Before the 2006 election campaign got under way in earnest, Joe Volpe, Canada’s minister of Citizenship and Immigration, sang the praises of Canadian multiculturalism, established an immigration target of 1 percent of the total population (a level equal to Australia’s and triple that of the United States), and announced a goal of attracting 340,000 immigrants per year by 2010.

With an aging workforce, declining birth rates, and concerns about retirement pensions, one might expect generalized support for increased immigration. But research conducted in 2005 by my polling and market-research firm, the Strategic Counsel, suggests that Canadians are far from sanguine about the country’s increasing divers ity. Fewer than half of those surveyed believe that Canada is currently accepting “the right amount” of immigrants, and among the remainder the overwhelming view is that we are accepting “too many” rather than “too few.” Forty percent also express the view that immigrants from some countries “make a bigger and better contribution to Canada than others.” The breakdown is disturbing: almost 80 percent claim that European immigrants make a positive contribution, the number falling to 59 percent for Asians, 45 percent for East Indians, and plummeting to 33 percent for those from the Caribbean.

In his landmark investigation, Multiculturalism: The Politics of Recognition, philosopher Charles Taylor points out that equal treatment often requires treating people in a “difference-blind fashion” — that is, “the other” must be respected in his or her historical and cultural fullness. But, when asked what the focus of multicultural policy should be, 69 percent of Canadians say immigrants should “integrate and become part of the Canadian culture,” rather than “maintain their [own] identity.” To some extent, it seems that Canadians, like their brethren in Europe, Australia, and elsewhere, have had their fill of multiculturalism and hyphenated citizenship.
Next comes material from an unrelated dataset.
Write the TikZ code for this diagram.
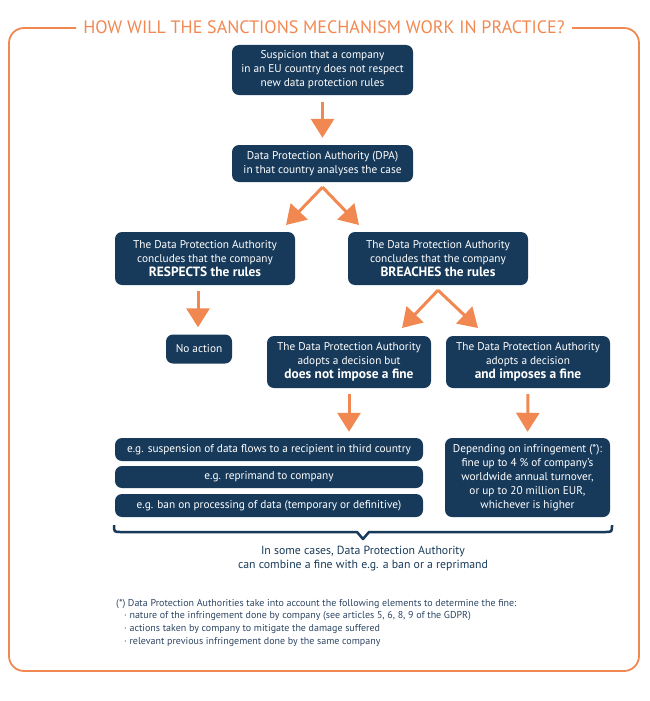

While visitors often marvel at the multicultural mix evident on our city streets, there is growing evidence that Canada’s fabled mosaic is fracturing and that ethnic groups are self-segregating. In 1981, Statistics Canada identified six “ethnic enclaves” across the country, i.e., communities in which more than 30 percent of the local population consisted of a single visible minority group. According to a recent StatsCan report, titled “Visible minority neighbourhoods in Toronto, Montréal, and Vancouver,” that number had exploded to 254 ethnic enclaves by 2001. Not all of these communities are poor — for example, Richmond, British Columbia, and Markham, Ontario, whose Asian populations top 50 percent, are middle to upper-middle class — but an alarming number of them consist of people whose incomes fall far below the Canadian average. Despite good efforts and well-intentioned policies, poverty and disenfranchisement in Canada are becoming increasingly race-based.
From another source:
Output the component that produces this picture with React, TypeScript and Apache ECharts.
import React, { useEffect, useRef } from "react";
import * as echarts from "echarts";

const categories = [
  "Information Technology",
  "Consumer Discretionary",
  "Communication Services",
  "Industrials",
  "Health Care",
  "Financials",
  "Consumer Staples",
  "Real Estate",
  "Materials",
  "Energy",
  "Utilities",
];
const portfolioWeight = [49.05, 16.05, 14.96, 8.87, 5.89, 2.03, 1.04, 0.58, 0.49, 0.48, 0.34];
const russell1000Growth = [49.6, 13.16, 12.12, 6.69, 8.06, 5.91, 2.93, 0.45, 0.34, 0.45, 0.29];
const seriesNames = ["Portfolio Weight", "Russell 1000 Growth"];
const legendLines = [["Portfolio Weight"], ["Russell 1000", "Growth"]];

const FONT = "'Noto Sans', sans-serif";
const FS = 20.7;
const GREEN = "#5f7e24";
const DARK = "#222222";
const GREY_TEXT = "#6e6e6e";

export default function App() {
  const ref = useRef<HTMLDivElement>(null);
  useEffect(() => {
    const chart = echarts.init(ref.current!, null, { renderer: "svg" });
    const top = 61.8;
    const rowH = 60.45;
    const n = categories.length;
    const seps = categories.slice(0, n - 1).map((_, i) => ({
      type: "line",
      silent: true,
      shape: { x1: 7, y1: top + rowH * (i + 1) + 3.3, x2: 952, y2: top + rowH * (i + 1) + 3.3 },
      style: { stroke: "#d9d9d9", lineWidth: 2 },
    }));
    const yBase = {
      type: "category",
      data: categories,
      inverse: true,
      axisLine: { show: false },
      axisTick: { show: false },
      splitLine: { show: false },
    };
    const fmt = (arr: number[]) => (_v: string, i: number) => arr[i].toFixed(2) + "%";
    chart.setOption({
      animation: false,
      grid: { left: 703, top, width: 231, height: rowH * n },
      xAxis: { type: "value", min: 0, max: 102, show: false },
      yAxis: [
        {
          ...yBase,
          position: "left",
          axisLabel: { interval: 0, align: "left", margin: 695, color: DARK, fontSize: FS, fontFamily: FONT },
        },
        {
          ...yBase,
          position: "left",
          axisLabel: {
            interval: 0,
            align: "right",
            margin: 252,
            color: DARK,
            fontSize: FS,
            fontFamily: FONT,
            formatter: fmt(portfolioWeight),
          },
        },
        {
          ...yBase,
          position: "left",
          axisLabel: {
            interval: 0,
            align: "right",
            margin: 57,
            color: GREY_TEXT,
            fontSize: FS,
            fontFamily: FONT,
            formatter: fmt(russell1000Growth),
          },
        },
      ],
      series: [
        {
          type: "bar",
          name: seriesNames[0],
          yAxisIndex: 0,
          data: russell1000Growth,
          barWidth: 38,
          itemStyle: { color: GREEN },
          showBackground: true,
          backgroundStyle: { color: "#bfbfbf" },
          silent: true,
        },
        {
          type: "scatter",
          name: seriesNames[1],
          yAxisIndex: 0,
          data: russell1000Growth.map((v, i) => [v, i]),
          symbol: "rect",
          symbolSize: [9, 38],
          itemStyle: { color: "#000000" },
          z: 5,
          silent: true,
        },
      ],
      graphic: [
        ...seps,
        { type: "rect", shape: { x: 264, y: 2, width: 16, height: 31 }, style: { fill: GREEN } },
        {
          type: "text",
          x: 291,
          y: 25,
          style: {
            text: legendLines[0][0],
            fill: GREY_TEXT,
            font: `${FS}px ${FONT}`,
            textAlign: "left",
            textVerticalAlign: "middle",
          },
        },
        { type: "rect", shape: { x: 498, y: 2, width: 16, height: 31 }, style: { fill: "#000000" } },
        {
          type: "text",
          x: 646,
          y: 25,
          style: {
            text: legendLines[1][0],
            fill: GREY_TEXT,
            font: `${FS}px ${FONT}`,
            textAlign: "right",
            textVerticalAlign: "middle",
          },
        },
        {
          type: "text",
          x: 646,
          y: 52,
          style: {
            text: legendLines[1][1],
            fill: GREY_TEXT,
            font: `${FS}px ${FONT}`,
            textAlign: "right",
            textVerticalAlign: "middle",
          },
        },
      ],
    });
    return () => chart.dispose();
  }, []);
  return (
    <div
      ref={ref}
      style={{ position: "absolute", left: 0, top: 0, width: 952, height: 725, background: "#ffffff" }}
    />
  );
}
In Toronto, after a run of black-onblack violence and the random Boxing Day murder of fifteen-year-old Jane Creba, poverty advocates and ethnocultural groups insisted that unequal access to jobs, a lack of community-based programs, and racism were plaguing the black community, especially its young men, who, seeing no future, were lashing out. While politicians treaded gingerly around the notion of racebased violence, on the streets and in homes anxious city dwellers were saying enough was enough, demanding tough justice for anyone caught with a gun, and asking whether young black men would ever be capable of integrating into mainstream society.

When, it appears, dramatically disenfranchised groups — whether they be in East London or on the periphery of Paris or in Toronto — cease to have a stake in, or feel responsible for, their country’s civic culture, they are at risk of turning to violence. Over the coming years, Canada’s ability to accommodate diversity is sure to become a central issue. As is the case in England, France, and other advanced liberal democracies, national unity in Canada is threatened by the growing atomization of our society along ethnic lines.